▼▼▼

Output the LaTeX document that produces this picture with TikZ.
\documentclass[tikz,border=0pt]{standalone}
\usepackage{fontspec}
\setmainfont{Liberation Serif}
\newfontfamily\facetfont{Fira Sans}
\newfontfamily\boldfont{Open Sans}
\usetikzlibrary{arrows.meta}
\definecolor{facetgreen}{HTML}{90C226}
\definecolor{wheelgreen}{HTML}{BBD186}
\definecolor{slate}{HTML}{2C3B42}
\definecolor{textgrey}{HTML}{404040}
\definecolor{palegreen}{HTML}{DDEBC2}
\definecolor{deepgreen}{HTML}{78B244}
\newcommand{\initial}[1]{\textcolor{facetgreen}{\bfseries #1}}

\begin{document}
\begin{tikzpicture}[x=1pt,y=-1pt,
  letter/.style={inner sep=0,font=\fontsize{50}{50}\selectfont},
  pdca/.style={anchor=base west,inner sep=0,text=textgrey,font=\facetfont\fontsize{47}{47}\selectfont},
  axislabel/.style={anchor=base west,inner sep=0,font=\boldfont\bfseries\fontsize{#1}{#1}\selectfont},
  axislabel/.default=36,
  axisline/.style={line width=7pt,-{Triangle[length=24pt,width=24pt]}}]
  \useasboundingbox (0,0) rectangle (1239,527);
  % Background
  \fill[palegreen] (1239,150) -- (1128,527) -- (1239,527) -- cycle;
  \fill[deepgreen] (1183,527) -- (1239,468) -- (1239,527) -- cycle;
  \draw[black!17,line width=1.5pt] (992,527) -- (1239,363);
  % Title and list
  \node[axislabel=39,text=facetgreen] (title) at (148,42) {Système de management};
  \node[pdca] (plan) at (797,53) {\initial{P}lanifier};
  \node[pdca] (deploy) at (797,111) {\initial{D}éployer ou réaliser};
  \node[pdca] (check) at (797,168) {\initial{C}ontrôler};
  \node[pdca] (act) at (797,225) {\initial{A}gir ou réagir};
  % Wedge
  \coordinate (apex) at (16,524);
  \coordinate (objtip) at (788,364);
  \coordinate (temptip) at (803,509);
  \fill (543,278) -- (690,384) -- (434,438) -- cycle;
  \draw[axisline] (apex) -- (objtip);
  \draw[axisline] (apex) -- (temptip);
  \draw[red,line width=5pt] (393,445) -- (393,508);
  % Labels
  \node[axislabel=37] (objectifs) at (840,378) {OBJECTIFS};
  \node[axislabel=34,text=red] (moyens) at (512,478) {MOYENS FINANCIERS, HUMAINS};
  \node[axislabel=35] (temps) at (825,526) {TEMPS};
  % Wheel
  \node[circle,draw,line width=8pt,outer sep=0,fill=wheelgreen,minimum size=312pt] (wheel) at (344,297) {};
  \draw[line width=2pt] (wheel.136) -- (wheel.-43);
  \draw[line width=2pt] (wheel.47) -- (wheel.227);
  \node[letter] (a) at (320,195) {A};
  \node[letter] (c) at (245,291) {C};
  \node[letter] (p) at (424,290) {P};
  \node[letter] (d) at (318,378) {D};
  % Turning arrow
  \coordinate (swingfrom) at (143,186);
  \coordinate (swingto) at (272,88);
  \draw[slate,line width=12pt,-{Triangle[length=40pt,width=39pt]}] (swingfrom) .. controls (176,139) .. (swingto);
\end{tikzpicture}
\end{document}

▲▲▲

◆ Exercise objective ◆
Give back the whole listing, word for word.

◆ Task result ◆
Output the LaTeX document that produces this picture with TikZ.
\documentclass[tikz,border=0pt]{standalone}
\usepackage{fontspec}
\setmainfont{Liberation Serif}
\newfontfamily\facetfont{Fira Sans}
\newfontfamily\boldfont{Open Sans}
\usetikzlibrary{arrows.meta}
\definecolor{facetgreen}{HTML}{90C226}
\definecolor{wheelgreen}{HTML}{BBD186}
\definecolor{slate}{HTML}{2C3B42}
\definecolor{textgrey}{HTML}{404040}
\definecolor{palegreen}{HTML}{DDEBC2}
\definecolor{deepgreen}{HTML}{78B244}
\newcommand{\initial}[1]{\textcolor{facetgreen}{\bfseries #1}}

\begin{document}
\begin{tikzpicture}[x=1pt,y=-1pt,
  letter/.style={inner sep=0,font=\fontsize{50}{50}\selectfont},
  pdca/.style={anchor=base west,inner sep=0,text=textgrey,font=\facetfont\fontsize{47}{47}\selectfont},
  axislabel/.style={anchor=base west,inner sep=0,font=\boldfont\bfseries\fontsize{#1}{#1}\selectfont},
  axislabel/.default=36,
  axisline/.style={line width=7pt,-{Triangle[length=24pt,width=24pt]}}]
  \useasboundingbox (0,0) rectangle (1239,527);
  % Background
  \fill[palegreen] (1239,150) -- (1128,527) -- (1239,527) -- cycle;
  \fill[deepgreen] (1183,527) -- (1239,468) -- (1239,527) -- cycle;
  \draw[black!17,line width=1.5pt] (992,527) -- (1239,363);
  % Title and list
  \node[axislabel=39,text=facetgreen] (title) at (148,42) {Système de management};
  \node[pdca] (plan) at (797,53) {\initial{P}lanifier};
  \node[pdca] (deploy) at (797,111) {\initial{D}éployer ou réaliser};
  \node[pdca] (check) at (797,168) {\initial{C}ontrôler};
  \node[pdca] (act) at (797,225) {\initial{A}gir ou réagir};
  % Wedge
  \coordinate (apex) at (16,524);
  \coordinate (objtip) at (788,364);
  \coordinate (temptip) at (803,509);
  \fill (543,278) -- (690,384) -- (434,438) -- cycle;
  \draw[axisline] (apex) -- (objtip);
  \draw[axisline] (apex) -- (temptip);
  \draw[red,line width=5pt] (393,445) -- (393,508);
  % Labels
  \node[axislabel=37] (objectifs) at (840,378) {OBJECTIFS};
  \node[axislabel=34,text=red] (moyens) at (512,478) {MOYENS FINANCIERS, HUMAINS};
  \node[axislabel=35] (temps) at (825,526) {TEMPS};
  % Wheel
  \node[circle,draw,line width=8pt,outer sep=0,fill=wheelgreen,minimum size=312pt] (wheel) at (344,297) {};
  \draw[line width=2pt] (wheel.136) -- (wheel.-43);
  \draw[line width=2pt] (wheel.47) -- (wheel.227);
  \node[letter] (a) at (320,195) {A};
  \node[letter] (c) at (245,291) {C};
  \node[letter] (p) at (424,290) {P};
  \node[letter] (d) at (318,378) {D};
  % Turning arrow
  \coordinate (swingfrom) at (143,186);
  \coordinate (swingto) at (272,88);
  \draw[slate,line width=12pt,-{Triangle[length=40pt,width=39pt]}] (swingfrom) .. controls (176,139) .. (swingto);
\end{tikzpicture}
\end{document}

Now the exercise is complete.